The support of a podcasting community could make a difference for an amateur. “The shows that get invited (to Podcon) tend to have really good hearts, and tend to have creators who listen,” podcast producer Brenna Frederick told me. She noted that one of the biggest podcasts at the event, the dramatized RPG game in audio form The Adventure Zone, exemplifies the benefits of listening to the community. “It has a lot of queer fans. They’ve recognized and responded to that; Listened and corrected things. That is a really great way to cement a following.”
Finding a Seat at the Table
In an industry with a low barrier to entry but a poor track record for minority groups, PodCon’s tactics of listening and offering support can make a meaningful difference. Several minutes of the transgender representation panel covered the panelists’ experiences with imposter syndrome. The conclusion? Differences are worth celebrating, everyone’s story is a little different, and the most important thing is to make sure everyone has a seat at the table.
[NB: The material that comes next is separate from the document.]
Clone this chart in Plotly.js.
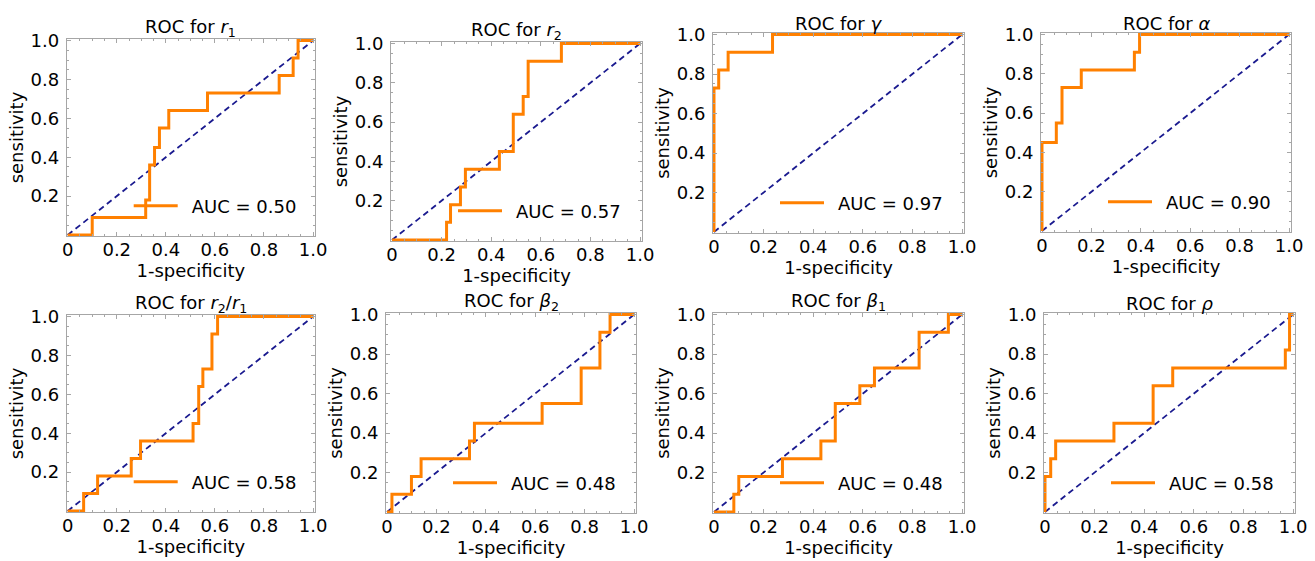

One of PodCon’s founders, YouTuber Hank Green, gave a statement after the weekend that encapsulates this attitude. After praising the event with a rapid-fire list of adjectives (the weekend event was “exciting and special and exhausting,” while the creators and communities were “thoughtful and respectful and excited and hilarious and moving and kind”), Green told the industry site Hot Pod this: “There’s also some apprehension and concern, of course, and I hope that PodCon and events like it will help us all go into the future with open eyes and an understanding that nothing in media is inevitable… that humans decide what the future will be.”
It’s always been true that we’re constantly shaping our industries’ moral codes, but few have pointed this out as bluntly as PodCon, and even fewer have taken any practical steps. Podcasting as a broader industry might be facing the same systemic problems found in every other tech industry, but PodCon is clearing a spot at the table that could keep the industry more inclusive in the future, as well as the present.